Overall we still have a frightening lack of supply that is keeping prices up, a shortfall in the millions, and the only workable solution is mass housing at affordable rates. Even if that seems dumb.
A bit late to this one sorry. I don't believe the principle of more high end capacity relieving low end supply and thereby reducing pricing works in your typical British town works in practice, because:
A. Sticky pricing. This is a well known phenomenon where suppliers do not respond rationally to changes in supply. They stubbornly refuse to lower prices because they have a view on value that is independent from price. Because the majority of landlords act like this, the price stays high, like an accidental cartel. Of course there are also tons of middlemen and agents who support them in this because that helps their businesses too.
B. Transient small populations. The average provincial town or city is 10 miles away or less from a cheaper suburb. Rental values might come down if a city's population was ring fenced in some way, but people just move away instead. This is paradoxical because it should also undermine demand, but if course there is also inward pressure from people moving in from rural areas who expect to pay more.
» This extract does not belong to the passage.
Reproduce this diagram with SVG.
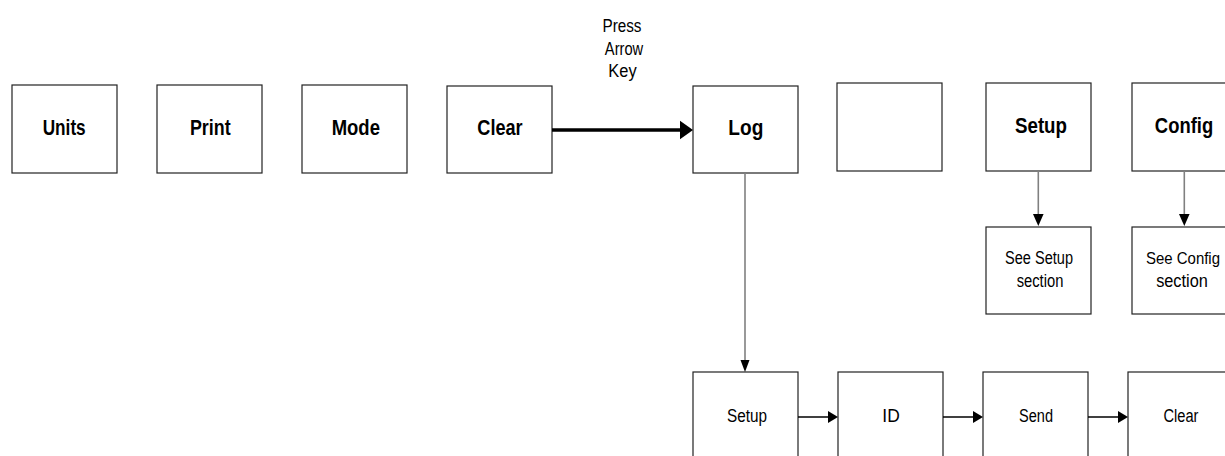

Or student populations.
Overall we still have a frightening lack of supply that is keeping prices up, a shortfall in the millions, and the only workable solution is mass housing at affordable rates. Even if that seems dumb.
You may be getting the celebrations going a bit early. Local newspaper sites still fan nimbyism, let alone Facebook groups, even where the admins are future focused. Lib Dems and Greens use nimbyism, and I'm thinking that Tories will follow to keep some seats, where Trussism doesn't work (everywhere).
And maybe get the archaeologists on board, like your Rochester example on a main Roman road, could usefully be excavated.